# P. transvaalicus care?



## conipto (Feb 25, 2003)

Well, it looks like I may finally be getting one of these.. I am aware of the signifigance of the venom, and the reputed ability to spit it, but beyond that, how should I be keeping it, as far as substrate, humitidy, temperature, etc goes?

Bill


----------



## XOskeletonRED (Feb 25, 2003)

Scrubland... Sand and peat or potting soil mixed. I prefer solid sand with a little junk mixed in from my back yard to simulate scrub from bushes. I use this because it's easier for them to burrow in. As with all Desert/scrubland species, a good fine grain burrowable sand should be used. 
 20-30% humidity (not by use of constantly spraying water, which is known to have adverse effects on these scorpions for myself). Water should be sprayed on the sand prior to the scorpion's introduction and allowed to dry to solidify the sand to degree that it can be burrowed into, but not to degree that it can not. Parabuthus trans use their extremely thick cauda (tail) to assist them in burrowing and therefore can usually break through very hard ground in comparison to other scorps (scrubland).
 Surface temp should average around 85 F or slightly less with max 90 F, 2 inches from heat pad. and minimum should be, mid to low 70s on the cooler side of the tank. It is acceptable by this species to have a temp drop to high 60s, but not their preference.
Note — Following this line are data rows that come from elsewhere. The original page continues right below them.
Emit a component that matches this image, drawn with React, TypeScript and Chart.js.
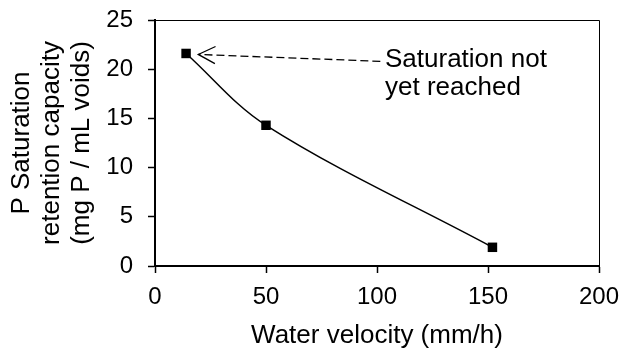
import React, { useEffect, useRef } from "react";
import { Chart, registerables } from "chart.js";

Chart.register(...registerables);

// ---- data ----
const velocity = [14, 50, 152]; // mm/h
const capacity = [21.6, 14.3, 1.9]; // mg P / mL voids
const xTickValues = [0, 50, 100, 150, 200];
const yTickValues = [0, 5, 10, 15, 20, 25];
const xTitle = "Water velocity (mm/h)";
const yTitle = ["P Saturation", "retention capacity", "(mg P / mL voids)"];
const noteLines = ["Saturation not", "yet reached"];
// annotation anchors in data units
const noteTextX = 103.6;
const noteBaselines = [20.2, 17.4];
const arrowStart = { x: 101.5, y: 20.8 };
const arrowTip = { x: 19.5, y: 21.5 };

const FONT = "'Liberation Sans', Arial, sans-serif";

const overlayPlugin = {
  id: "overlay",
  afterDraw(chart: any) {
    const { ctx, chartArea, scales } = chart;
    const { left, top, right, bottom } = chartArea;
    ctx.save();
    // thin frame top & right
    ctx.strokeStyle = "#000";
    ctx.lineWidth = 1;
    ctx.beginPath();
    ctx.moveTo(left, Math.round(top) + 0.5);
    ctx.lineTo(Math.round(right) + 0.5, Math.round(top) + 0.5);
    ctx.lineTo(Math.round(right) + 0.5, bottom);
    ctx.stroke();

    const xs = scales.x;
    const ys = scales.y;
    // annotation text
    ctx.fillStyle = "#000";
    ctx.font = `26px ${FONT}`;
    ctx.textAlign = "left";
    ctx.textBaseline = "alphabetic";
    const tx = xs.getPixelForValue(noteTextX);
    noteLines.forEach((line, i) => {
      ctx.fillText(line, tx, ys.getPixelForValue(noteBaselines[i]));
    });
    // dashed arrow
    const sx = xs.getPixelForValue(arrowStart.x);
    const sy = ys.getPixelForValue(arrowStart.y);
    const ex = xs.getPixelForValue(arrowTip.x);
    const ey = ys.getPixelForValue(arrowTip.y);
    ctx.lineWidth = 1.3;
    ctx.setLineDash([8, 4]);
    ctx.beginPath();
    ctx.moveTo(sx, sy);
    ctx.lineTo(ex, ey);
    ctx.stroke();
    ctx.setLineDash([]);
    const ang = Math.atan2(sy - ey, sx - ex);
    const len = 19;
    const spread = 0.47;
    ctx.beginPath();
    ctx.moveTo(ex + len * Math.cos(ang - spread), ey + len * Math.sin(ang - spread));
    ctx.lineTo(ex, ey);
    ctx.lineTo(ex + len * Math.cos(ang + spread), ey + len * Math.sin(ang + spread));
    ctx.stroke();
    ctx.restore();
  },
};

export default function App() {
  const ref = useRef<HTMLCanvasElement | null>(null);
  useEffect(() => {
    document.body.style.margin = "0";
    const canvas = ref.current!;
    const chart = new Chart(canvas, {
      type: "scatter",
      data: {
        datasets: [
          {
            data: velocity.map((v, i) => ({ x: v, y: capacity[i] })),
            showLine: true,
            tension: 0.35,
            borderColor: "#000",
            borderWidth: 1.5,
            pointStyle: "rect",
            pointRadius: 6.7,
            pointBackgroundColor: "#000",
            pointBorderWidth: 0,
            clip: false as any,
          },
        ],
      },
      options: {
        responsive: false,
        animation: false,
        devicePixelRatio: 1,
        layout: { padding: { top: 20, right: 24, left: 0, bottom: 0 } },
        plugins: { legend: { display: false }, tooltip: { enabled: false } },
        scales: {
          x: {
            type: "linear",
            min: 0,
            max: 200,
            afterBuildTicks: (s: any) => {
              s.ticks = xTickValues.map((v) => ({ value: v }));
            },
            afterFit: (s: any) => {
              s.height = 85;
              s.paddingLeft = 0;
              s.paddingRight = 0;
            },
            ticks: {
              color: "#000",
              font: { family: FONT, size: 24 },
              padding: 10,
            },
            grid: {
              drawOnChartArea: false,
              drawTicks: true,
              tickLength: 7,
              tickWidth: 1.5,
              tickColor: "#000",
            },
            border: { display: true, color: "#000", width: 2 },
            title: {
              display: true,
              text: xTitle,
              color: "#000",
              font: { family: FONT, size: 26 },
              padding: { top: 0, bottom: 0 },
            },
          },
          y: {
            type: "linear",
            min: 0,
            max: 25,
            afterBuildTicks: (s: any) => {
              s.ticks = yTickValues.map((v) => ({ value: v }));
            },
            afterFit: (s: any) => {
              s.width = 155;
              s.paddingTop = 0;
              s.paddingBottom = 0;
            },
            ticks: {
              color: "#000",
              font: { family: FONT, size: 24 },
              padding: 15,
            },
            grid: {
              drawOnChartArea: false,
              drawTicks: true,
              tickLength: 7,
              tickWidth: 1.5,
              tickColor: "#000",
            },
            border: { display: true, color: "#000", width: 2 },
            title: {
              display: true,
              text: yTitle,
              color: "#000",
              font: { family: FONT, size: 26, lineHeight: 1.15 },
              padding: { top: 7, bottom: 0 },
            },
          },
        },
      },
      plugins: [overlayPlugin],
    });
    return () => chart.destroy();
  }, []);
  return (
    <div style={{ width: 623, height: 351, background: "#fff" }}>
      <canvas ref={ref} width={623} height={351} />
    </div>
  );
}
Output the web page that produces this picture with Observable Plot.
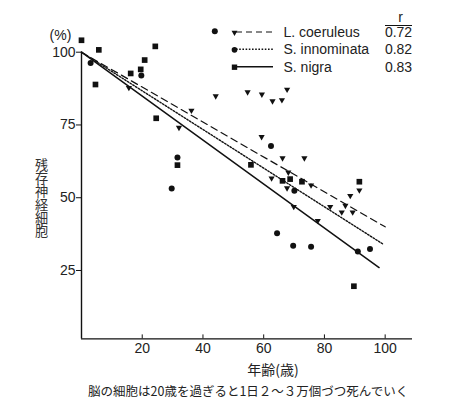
<!DOCTYPE html>
<html><head><meta charset="utf-8">
<script src="https://cdn.jsdelivr.net/npm/d3@7"></script>
<script src="https://cdn.jsdelivr.net/npm/@observablehq/plot@0.6"></script>
<style>
body{margin:0;background:#fff;}
#wrap{position:relative;width:470px;height:409px;background:#fff;}
#chart svg{overflow:visible;}
#caption{position:absolute;left:88px;top:385px;font-size:12.5px;font-family:"Noto Sans CJK JP",sans-serif;color:#222;white-space:nowrap;line-height:1;}
</style></head><body><div id="wrap"><div id="chart"></div><div id="caption"></div></div>
<script>
// ---- data ----
const seriesNames = ["L. coeruleus", "S. innominata", "S. nigra"];
const rValues = ["0.72", "0.82", "0.83"];
const rHeader = "r";

const coeruleusAge = [15.6, 32.1, 36.2, 44.2, 54.7, 59.4, 62.9, 66.0, 67.7, 59.3, 66.2, 73.4, 68.1, 62.6, 67.7, 75.6, 69.9, 77.8, 81.9, 85.7, 86.9, 88.5, 89.3, 91.5];
const coeruleusPct = [87.8, 74.1, 80.0, 84.9, 86.3, 85.5, 83.2, 83.6, 87.2, 70.9, 63.6, 63.6, 58.7, 56.7, 53.3, 54.3, 46.9, 42.1, 46.9, 45.0, 47.3, 50.7, 45.0, 52.6];

const innominataAge = [3.0, 19.7, 29.7, 31.6, 43.9, 62.4, 64.4, 69.7, 70.1, 75.6, 91.0, 95.0];
const innominataPct = [96.3, 92.0, 53.2, 63.8, 107.2, 67.8, 37.8, 33.5, 52.4, 33.2, 31.5, 32.4];

const nigraAge = [0.0, 5.7, 4.6, 16.2, 19.5, 20.8, 24.3, 24.6, 31.6, 55.8, 66.2, 68.7, 72.6, 91.5, 89.7];
const nigraPct = [104.1, 100.8, 88.9, 92.7, 94.1, 97.3, 102.0, 77.3, 61.2, 61.3, 55.8, 56.4, 55.5, 55.5, 19.6];

// regression lines (intercept, slope, age range)
const fitIntercept = [100, 100, 100];
const fitSlope = [-0.600, -0.664, -0.755];
const fitAgeMax = [100, 99.3, 98];

const xTicks = [20, 40, 60, 80, 100];
const yTicks = [25, 50, 75, 100];
const xDomain = [0, 109];
const yDomain = [1.5, 100];

const yLabel = "残存神経細胞";
const xLabel = "年齢(歳)";
const yUnit = "(%)";
const captionText = "脳の細胞は20歳を過ぎると1日２～３万個づつ死んでいく";

// ---- build tables ----
const ages = [coeruleusAge, innominataAge, nigraAge];
const pcts = [coeruleusPct, innominataPct, nigraPct];
const points = [];
seriesNames.forEach((s, i) => ages[i].forEach((a, j) => points.push({series: s, age: a, pct: pcts[i][j]})));
const fits = seriesNames.map((s, i) => [
  {series: s, age: 0, pct: fitIntercept[i]},
  {series: s, age: fitAgeMax[i], pct: fitIntercept[i] + fitSlope[i] * fitAgeMax[i]}
]);

// down-pointing triangle symbol
const triDown = {draw(ctx, size) {
  const s = Math.sqrt(size / (Math.sqrt(3) / 4));
  const h = s * Math.sqrt(3) / 2;
  ctx.moveTo(-s / 2, -h / 3); ctx.lineTo(s / 2, -h / 3); ctx.lineTo(0, 2 * h / 3); ctx.closePath();
}};
const symbols = [triDown, "circle", "square"];
const radii = [2.3, 3, 3.2];
const dashes = ["7,4.5", "1.6,1.6", null];
const widths = [1.2, 1.4, 1.5];

const ML = 81, MT = 51.7;
const legendX = 234, legendTextX = 283, legendRowY = [32, 49.3, 66.7], rX = 398;

const marks = [
  Plot.ruleX([0], {y1: yDomain[0], y2: yDomain[1], stroke: "#111", strokeWidth: 1.4}),
  Plot.ruleY([yDomain[0]], {x1: xDomain[0], x2: xDomain[1], stroke: "#111", strokeWidth: 1.4}),
  Plot.axisY({ticks: yTicks, tickSize: 5, tickPadding: 1, fontSize: 14, label: null, stroke: "#111", fill: "#222"}),
  Plot.axisX({ticks: xTicks, tickSize: 4, dy: -4, tickFormat: () => "", label: null, stroke: "#111"}),
  Plot.axisX({ticks: xTicks, tickSize: 0, tickPadding: 4, fontSize: 14, label: null, fill: "#222"}),
  ...fits.map((f, i) => Plot.line(f, {x: "age", y: "pct", stroke: "#111", strokeWidth: widths[i], strokeDasharray: dashes[i]})),
  ...seriesNames.map((s, i) => Plot.dot(points.filter(d => d.series === s), {x: "age", y: "pct", symbol: symbols[i], r: radii[i], fill: "#111", stroke: "none"})),
  // labels
  Plot.text([yUnit], {frameAnchor: "top-left", dx: 60 - ML, dy: 35.5 - MT, textAnchor: "middle", lineAnchor: "middle", fontSize: 14, fill: "#222"}),
  Plot.text([yLabel], {frameAnchor: "left", dx: -40, dy: 2.5, textAnchor: "middle", fontSize: 13.2, fontFamily: "Noto Sans CJK JP", fill: "#333", className: "ylab"}),
  Plot.text([xLabel], {frameAnchor: "bottom", dx: 26, dy: 31.6, textAnchor: "middle", lineAnchor: "middle", fontSize: 14, fontFamily: "Noto Sans CJK JP", fill: "#222"}),
  // legend
  ...seriesNames.map((s, i) => Plot.dot([s], {frameAnchor: "top-left", dx: legendX - ML, dy: legendRowY[i] - MT, symbol: symbols[i], r: radii[i] * 0.95, fill: "#111"})),
  ...seriesNames.map((s, i) => Plot.text([s], {frameAnchor: "top-left", dx: legendTextX - ML, dy: legendRowY[i] - MT, textAnchor: "start", lineAnchor: "middle", fontSize: 14, fill: "#222"})),
  ...rValues.map((r, i) => Plot.text([r], {frameAnchor: "top-left", dx: rX - ML, dy: legendRowY[i] - MT, textAnchor: "middle", lineAnchor: "middle", fontSize: 14, fill: "#222"})),
  Plot.text([rHeader], {frameAnchor: "top-left", dx: rX - ML + 2, dy: 17 - MT, textAnchor: "middle", lineAnchor: "middle", fontSize: 14, fill: "#222"})
];

const chart = Plot.plot({
  width: 470, height: 380,
  marginLeft: ML, marginRight: 58, marginTop: MT, marginBottom: 41.6,
  x: {domain: xDomain},
  y: {domain: yDomain},
  style: {fontFamily: "'Liberation Sans', 'Noto Sans CJK JP', sans-serif", fontSize: "14px", background: "white", overflow: "visible"},
  marks
});
document.getElementById("chart").appendChild(chart);

// vertical writing for the y label
d3.select(chart).selectAll(".ylab text")
  .attr("dy", null).attr("y", null)
  .style("writing-mode", "vertical-rl")
  .style("text-orientation", "upright");

// legend line samples and the rule under "r"
const svg = d3.select(chart);
legendRowY.forEach((y, i) => {
  svg.append("line").attr("x1", legendX + 2).attr("x2", 273).attr("y1", y).attr("y2", y)
    .attr("stroke", "#111").attr("stroke-width", widths[i]).attr("stroke-dasharray", dashes[i] ? (i === 0 ? "6,4" : dashes[i]) : null);
});
svg.append("line").attr("x1", 385).attr("x2", 412).attr("y1", 25.5).attr("y2", 25.5).attr("stroke", "#111").attr("stroke-width", 1);

document.getElementById("caption").textContent = captionText;
</script></body></html>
They seem to be quite versatile scorps with temp.
 Large stones close to the back wall of the tank is preferred by them for shade with no closed "roof" as well as flat stones or any item, including plants to burrow under.
 Heat pads are recommended to be mounted to tank sides if used, heat lights are not recommended by me for this species unless a more direct beam is used to warm one immediate spot in the tank. If lights are used in any other method, viewing of this scorpion will be few and far between from what I have noticed.

later,
edw.


----------



## dennis (Feb 25, 2003)

I found this in german:

http://www.beepworld3.de/members22/scorpionida/15.htm

Hope it's of any use for you.

Dennis

Reactions: Optimistic 1


----------



## conipto (Feb 25, 2003)

Thanks guys, Can't wait to pick this beauty up.

Bill


----------